Kamu pernah membayangkan, di balik aroma tumisan pagi dan suara sendok di dapur, ada jihad sunyi yang tak pernah disorot kamera? Jihad ini bukan tentang perang, melainkan perjuangan harian seorang ibu—atau siapa pun yang mengasuh anak—untuk memastikan generasi masa depan tumbuh sehat dan kuat. Di Hari Anak Nasional, mari kita refleksikan jihad sunyi di dapur: menyelamatkan anak dari stunting.
Tumbuh Kembang: Antara Cinta dan Tantangan
Bagi seorang ibu bernama Sari, membesarkan putrinya, Siera, adalah perjalanan penuh cinta sekaligus ujian. Sejak hamil, Sari dan suami berkomitmen untuk membersamai tumbuh kembang Siera. Meski keduanya bekerja, mereka berbagi peran, bukan sekadar “membantu”. Sari berjuang memberikan ASI eksklusif, didukung suami yang setia menemani konsultasi laktasi. Namun, jalan tak selalu mulus. Berat badan Siera sempat melambat, membuat Sari cemas dan harus lebih telaten memperbaiki pola asuh dan nutrisi.
Dialog batin Sari kerap terjadi. “Sudah cukupkah usahaku? Apakah Siera akan tumbuh optimal?” Setiap malam, ia menyiapkan menu sederhana: telur omega, ayam kampung, ikan kembung, dan sayur-mayur. Ia sadar, stunting bukan sekadar soal ekonomi, tapi juga soal kesadaran dan komitmen. Memberi makan anak bukan hanya mengenyangkan, tapi menyiapkan masa depan.

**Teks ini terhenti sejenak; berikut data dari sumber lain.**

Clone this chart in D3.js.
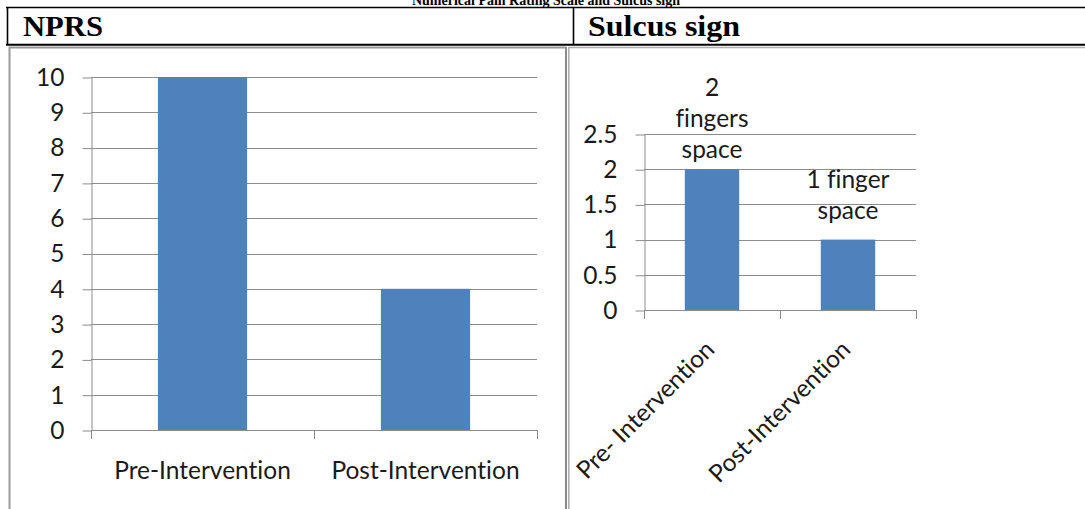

Stunting: Bukan Hanya Angka
Stunting sering dianggap masalah keluarga miskin. Padahal, ia juga soal literasi gizi dan pola asuh. Sari belajar dari dokter anak, bahwa perbaikan nutrisi dan konsistensi pola makan adalah kunci. Setiap piring yang ia siapkan untuk Siera adalah investasi masa depan. Ia mengurangi makanan instan, memastikan jadwal makan teratur, dan memantau tumbuh kembang dengan sabar.
Islam mengajarkan, anak adalah amanah. Rasulullah bersabda, “Setiap kalian adalah pemimpin, dan setiap kalian akan dimintai pertanggungjawaban atas yang dipimpinnya.” Merawat tumbuh kembang anak adalah jihad kecil, bukan sekadar tugas biologis, tapi juga moral dan spiritual.
Dari Dapur ke Masa Depan Bangsa
Apa yang ada di piring anak hari ini menentukan masa depan Indonesia. Anak yang cukup gizi akan tumbuh optimal secara fisik, mental, dan akhlak. Sebaliknya, stunting adalah wajah kegagalan kolektif. Survei Status Gizi Indonesia 2024 mencatat, 1 dari 5 anak Indonesia masih mengalami stunting. Pemerintah menargetkan penurunan, tapi tanpa peran keluarga dan masyarakat, angka itu sulit berubah.
Sari dan suaminya sadar, jihad melawan stunting dimulai dari rumah. Mereka belajar, berkomitmen, dan tidak menyerah. Setiap sendok nasi, setiap potong ikan, adalah bagian dari jihad sunyi yang menentukan masa depan bangsa.
Refleksi: Jihad Kecil, Dampak Besar
Stunting memang masalah struktural, tapi juga dimulai dari dapur. Negara harus hadir: memastikan pangan bergizi terjangkau, layanan kesehatan mudah diakses, edukasi gizi menyeluruh, dan perlindungan sosial yang tepat sasaran. Namun, peran keluarga tetap garda terdepan.
Kamu, aku, kita semua, bisa memulai jihad sunyi ini. Dari piring sederhana di rumah, dari waktu yang kita sisihkan untuk memahami kebutuhan anak. Karena anak-anak kita bukan hanya milik keluarga, tapi juga masa depan bangsa.
“Setiap kalian adalah pemimpin, dan setiap kalian akan dimintai pertanggungjawaban atas yang dipimpinnya.” (HR. Bukhari Muslim)
Semoga narasi ini menginspirasi kita untuk terus berjuang, meski sunyi, demi generasi yang sehat, kuat, dan berakhlak mulia.